→ Given problem
Your task is to repeat the entries exactly. Leave the pictures out.

◇ ◇ ◇ ◇

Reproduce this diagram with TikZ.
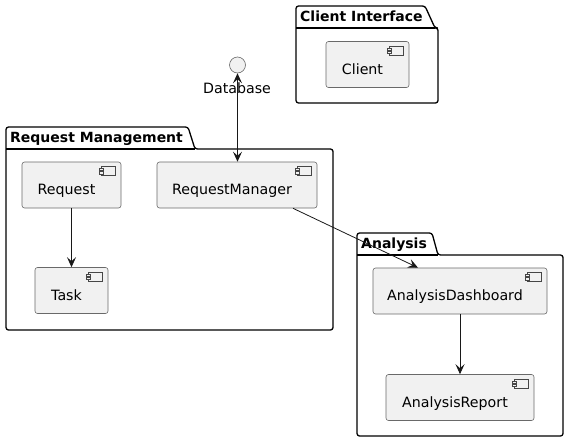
\documentclass[tikz,border=0pt]{standalone}
\usepackage{fontspec}
\setmainfont{DejaVu Sans}
\usetikzlibrary{arrows.meta}
\definecolor{compfill}{HTML}{F1F1F1}
\definecolor{compline}{HTML}{181818}
\tikzset{
  myt/.tip={Stealth[length=10pt,width=9pt,inset=4pt]},
  compbox/.style={draw=compline!65, fill=compfill, line width=0.6pt, rounded corners=2.5pt, inner sep=0pt},
  comptext/.style={font=\fontsize{14.2}{16}\selectfont, inner sep=0pt, anchor=base},
  pkgline/.style={draw=black, line width=1.3pt, line join=round, rounded corners=2.5pt},
  pkgsep/.style={draw=black, line width=1.3pt},
  pkgtitle/.style={font=\bfseries\fontsize{14}{16}\selectfont, anchor=base west, inner sep=0pt},
  conn/.style={draw=compline, line width=0.8pt, -{myt}},
  iconline/.style={draw=compline!80, line width=0.5pt, fill=compfill},
}
\newcommand\mycomp[6]{% name, x, y, w, h, text
  \node[compbox, minimum width=#4pt, minimum height=#5pt] (#1) at (#2,#3) {};
  \node[comptext] (#1-t) at ([xshift=-5pt,yshift=-9.5pt]#1.center) {#6};
  \draw[iconline] ([xshift=-20pt,yshift=-5pt]#1.north east) rectangle ([xshift=-6pt,yshift=-14pt]#1.north east);
  \draw[iconline] ([xshift=-22.5pt,yshift=-6.8pt]#1.north east) rectangle ([xshift=-18pt,yshift=-9pt]#1.north east);
  \draw[iconline] ([xshift=-22.5pt,yshift=-10pt]#1.north east) rectangle ([xshift=-18pt,yshift=-12.2pt]#1.north east);
}
\begin{document}
\begin{tikzpicture}[x=1pt,y=-1pt]
\useasboundingbox (0,0) rectangle (569,442);
% packages
\draw[pkgline] (296,103) -- (296,6) -- (425,6) -- (435,28) -- (438,28) -- (438,103) -- cycle;
\draw[pkgsep] (296,28) -- (435,28);
\node[pkgtitle] (pc) at (300,21) {Client Interface};

\draw[pkgline] (6,330) -- (6,127) -- (188,127) -- (195,149) -- (333,149) -- (333,330) -- cycle;
\draw[pkgsep] (6,149) -- (195,149);
\node[pkgtitle] (pr) at (10,142) {Request Management};

\draw[pkgline] (357,436) -- (357,233) -- (432,233) -- (438,255) -- (563,255) -- (563,436) -- cycle;
\draw[pkgsep] (357,255) -- (438,255);
\node[pkgtitle] (pa) at (361,248) {Analysis};

% components
\mycomp{client}{367.5}{64.5}{83}{46}{Client}
\mycomp{request}{71.5}{185}{99}{46}{Request}
\mycomp{rm}{237}{185}{160}{46}{RequestManager}
\mycomp{task}{71.5}{290.5}{73}{46}{Task}
\mycomp{ad}{460}{291}{174}{46}{AnalysisDashboard}
\mycomp{ar}{460}{397.5}{148}{46}{AnalysisReport}

% interface
\node[circle, draw=compline!65, fill=compfill, line width=0.6pt, minimum size=16pt, inner sep=0pt] (db) at (237.5,65) {};
\node[comptext] (dbl) at (237,93) {Database};

% connectors
\draw[conn, {myt}-{myt}] (db.south) -- (rm.north -| db.south);
\draw[conn] (request.south) -- (task.north -| request.south);
\draw[conn] ([xshift=56pt]rm.south) -- ([xshift=-42pt]ad.north);
\draw[conn] (ad.south) -- (ar.north);
\end{tikzpicture}
\end{document}
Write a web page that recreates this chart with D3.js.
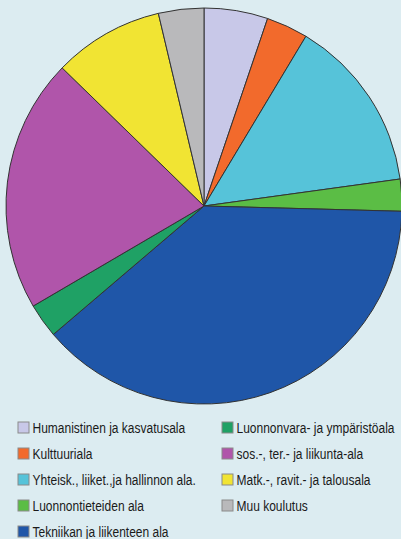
<!DOCTYPE html>
<html>
<head>
<meta charset="utf-8">
<script src="https://cdn.jsdelivr.net/npm/d3@7"></script>
<style>
  body { margin: 0; background: #dcecf1; }
  svg { display: block; }
  text { font-family: "Liberation Sans", Arial, sans-serif; }
</style>
</head>
<body>
<svg width="401" height="539"></svg>
<script>
// alat ja osuudet (%)
var categories = ["Humanistinen ja kasvatusala", "Kulttuuriala", "Yhteisk., liiket.,ja hallinnon ala.",
  "Luonnontieteiden ala", "Tekniikan ja liikenteen ala", "Luonnonvara- ja ympäristöala",
  "sos.-, ter.- ja liikunta-ala", "Matk.-, ravit.- ja talousala", "Muu koulutus"];
var values = [5.2, 3.4, 14.2, 2.6, 38.3, 2.8, 20.7, 9.0, 3.7];
var colors = ["#c8c8e8", "#f26a2c", "#56c3d9", "#5bbd45", "#1f56a8", "#1fa165", "#b055aa", "#f1e433", "#b9b9bb"];

var svg = d3.select("svg");
var cx = 204, cy = 206, radius = 198;

var data = categories.map(function(c, i) {
  return { name: c, value: values[i], color: colors[i] };
});

// pie, clockwise from the top
var pie = d3.pie()
  .sort(null)
  .value(function(d) { return d.value; });

var arc = d3.arc()
  .innerRadius(0)
  .outerRadius(radius);

svg.append("g")
  .attr("transform", "translate(" + cx + "," + cy + ")")
  .selectAll("path")
  .data(pie(data))
  .enter().append("path")
  .attr("d", arc)
  .style("fill", function(d) { return d.data.color; })
  .style("stroke", "#333")
  .style("stroke-width", 1);

// legend in two columns
var rowH = 26;
var legend = svg.selectAll("g.legend")
  .data(data)
  .enter().append("g")
  .attr("class", "legend")
  .attr("transform", function(d, i) {
    var col = i < 5 ? 0 : 1;
    var row = i < 5 ? i : i - 5;
    return "translate(" + (col ? 222 : 18) + "," + (422 + row * rowH) + ")";
  });

legend.append("rect")
  .attr("width", 11)
  .attr("height", 11)
  .style("fill", function(d) { return d.color; })
  .style("stroke", "#8a8a8a")
  .style("stroke-width", 1);

// condensed look: squeeze the text horizontally
legend.append("text")
  .attr("transform", "translate(14.5,11) scale(0.8,1)")
  .attr("font-size", 15)
  .style("fill", "#1a1a1a")
  .text(function(d) { return d.name; });
</script>
</body>
</html>
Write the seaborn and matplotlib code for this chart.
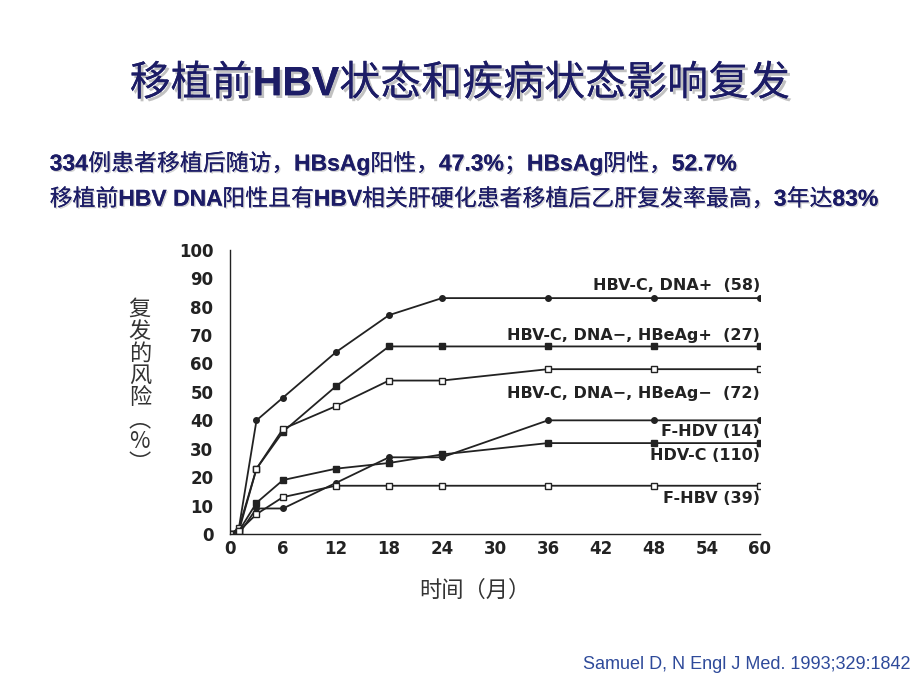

◇ ◇ ◇ ◇

→ Task answer
Reproduce this diagram with TikZ.
\documentclass[tikz,border=0pt]{standalone}
\usepackage{fontspec}
\setmainfont{DejaVu Sans}
\usetikzlibrary{arrows.meta}
\definecolor{compfill}{HTML}{F1F1F1}
\definecolor{compline}{HTML}{181818}
\tikzset{
  myt/.tip={Stealth[length=10pt,width=9pt,inset=4pt]},
  compbox/.style={draw=compline!65, fill=compfill, line width=0.6pt, rounded corners=2.5pt, inner sep=0pt},
  comptext/.style={font=\fontsize{14.2}{16}\selectfont, inner sep=0pt, anchor=base},
  pkgline/.style={draw=black, line width=1.3pt, line join=round, rounded corners=2.5pt},
  pkgsep/.style={draw=black, line width=1.3pt},
  pkgtitle/.style={font=\bfseries\fontsize{14}{16}\selectfont, anchor=base west, inner sep=0pt},
  conn/.style={draw=compline, line width=0.8pt, -{myt}},
  iconline/.style={draw=compline!80, line width=0.5pt, fill=compfill},
}
\newcommand\mycomp[6]{% name, x, y, w, h, text
  \node[compbox, minimum width=#4pt, minimum height=#5pt] (#1) at (#2,#3) {};
  \node[comptext] (#1-t) at ([xshift=-5pt,yshift=-9.5pt]#1.center) {#6};
  \draw[iconline] ([xshift=-20pt,yshift=-5pt]#1.north east) rectangle ([xshift=-6pt,yshift=-14pt]#1.north east);
  \draw[iconline] ([xshift=-22.5pt,yshift=-6.8pt]#1.north east) rectangle ([xshift=-18pt,yshift=-9pt]#1.north east);
  \draw[iconline] ([xshift=-22.5pt,yshift=-10pt]#1.north east) rectangle ([xshift=-18pt,yshift=-12.2pt]#1.north east);
}
\begin{document}
\begin{tikzpicture}[x=1pt,y=-1pt]
\useasboundingbox (0,0) rectangle (569,442);
% packages
\draw[pkgline] (296,103) -- (296,6) -- (425,6) -- (435,28) -- (438,28) -- (438,103) -- cycle;
\draw[pkgsep] (296,28) -- (435,28);
\node[pkgtitle] (pc) at (300,21) {Client Interface};

\draw[pkgline] (6,330) -- (6,127) -- (188,127) -- (195,149) -- (333,149) -- (333,330) -- cycle;
\draw[pkgsep] (6,149) -- (195,149);
\node[pkgtitle] (pr) at (10,142) {Request Management};

\draw[pkgline] (357,436) -- (357,233) -- (432,233) -- (438,255) -- (563,255) -- (563,436) -- cycle;
\draw[pkgsep] (357,255) -- (438,255);
\node[pkgtitle] (pa) at (361,248) {Analysis};

% components
\mycomp{client}{367.5}{64.5}{83}{46}{Client}
\mycomp{request}{71.5}{185}{99}{46}{Request}
\mycomp{rm}{237}{185}{160}{46}{RequestManager}
\mycomp{task}{71.5}{290.5}{73}{46}{Task}
\mycomp{ad}{460}{291}{174}{46}{AnalysisDashboard}
\mycomp{ar}{460}{397.5}{148}{46}{AnalysisReport}

% interface
\node[circle, draw=compline!65, fill=compfill, line width=0.6pt, minimum size=16pt, inner sep=0pt] (db) at (237.5,65) {};
\node[comptext] (dbl) at (237,93) {Database};

% connectors
\draw[conn, {myt}-{myt}] (db.south) -- (rm.north -| db.south);
\draw[conn] (request.south) -- (task.north -| request.south);
\draw[conn] ([xshift=56pt]rm.south) -- ([xshift=-42pt]ad.north);
\draw[conn] (ad.south) -- (ar.north);
\end{tikzpicture}
\end{document}
Write a web page that recreates this chart with D3.js.
<!DOCTYPE html>
<html>
<head>
<meta charset="utf-8">
<script src="https://cdn.jsdelivr.net/npm/d3@7"></script>
<style>
  body { margin: 0; background: #dcecf1; }
  svg { display: block; }
  text { font-family: "Liberation Sans", Arial, sans-serif; }
</style>
</head>
<body>
<svg width="401" height="539"></svg>
<script>
// alat ja osuudet (%)
var categories = ["Humanistinen ja kasvatusala", "Kulttuuriala", "Yhteisk., liiket.,ja hallinnon ala.",
  "Luonnontieteiden ala", "Tekniikan ja liikenteen ala", "Luonnonvara- ja ympäristöala",
  "sos.-, ter.- ja liikunta-ala", "Matk.-, ravit.- ja talousala", "Muu koulutus"];
var values = [5.2, 3.4, 14.2, 2.6, 38.3, 2.8, 20.7, 9.0, 3.7];
var colors = ["#c8c8e8", "#f26a2c", "#56c3d9", "#5bbd45", "#1f56a8", "#1fa165", "#b055aa", "#f1e433", "#b9b9bb"];

var svg = d3.select("svg");
var cx = 204, cy = 206, radius = 198;

var data = categories.map(function(c, i) {
  return { name: c, value: values[i], color: colors[i] };
});

// pie, clockwise from the top
var pie = d3.pie()
  .sort(null)
  .value(function(d) { return d.value; });

var arc = d3.arc()
  .innerRadius(0)
  .outerRadius(radius);

svg.append("g")
  .attr("transform", "translate(" + cx + "," + cy + ")")
  .selectAll("path")
  .data(pie(data))
  .enter().append("path")
  .attr("d", arc)
  .style("fill", function(d) { return d.data.color; })
  .style("stroke", "#333")
  .style("stroke-width", 1);

// legend in two columns
var rowH = 26;
var legend = svg.selectAll("g.legend")
  .data(data)
  .enter().append("g")
  .attr("class", "legend")
  .attr("transform", function(d, i) {
    var col = i < 5 ? 0 : 1;
    var row = i < 5 ? i : i - 5;
    return "translate(" + (col ? 222 : 18) + "," + (422 + row * rowH) + ")";
  });

legend.append("rect")
  .attr("width", 11)
  .attr("height", 11)
  .style("fill", function(d) { return d.color; })
  .style("stroke", "#8a8a8a")
  .style("stroke-width", 1);

// condensed look: squeeze the text horizontally
legend.append("text")
  .attr("transform", "translate(14.5,11) scale(0.8,1)")
  .attr("font-size", 15)
  .style("fill", "#1a1a1a")
  .text(function(d) { return d.name; });
</script>
</body>
</html>
Write the seaborn and matplotlib code for this chart.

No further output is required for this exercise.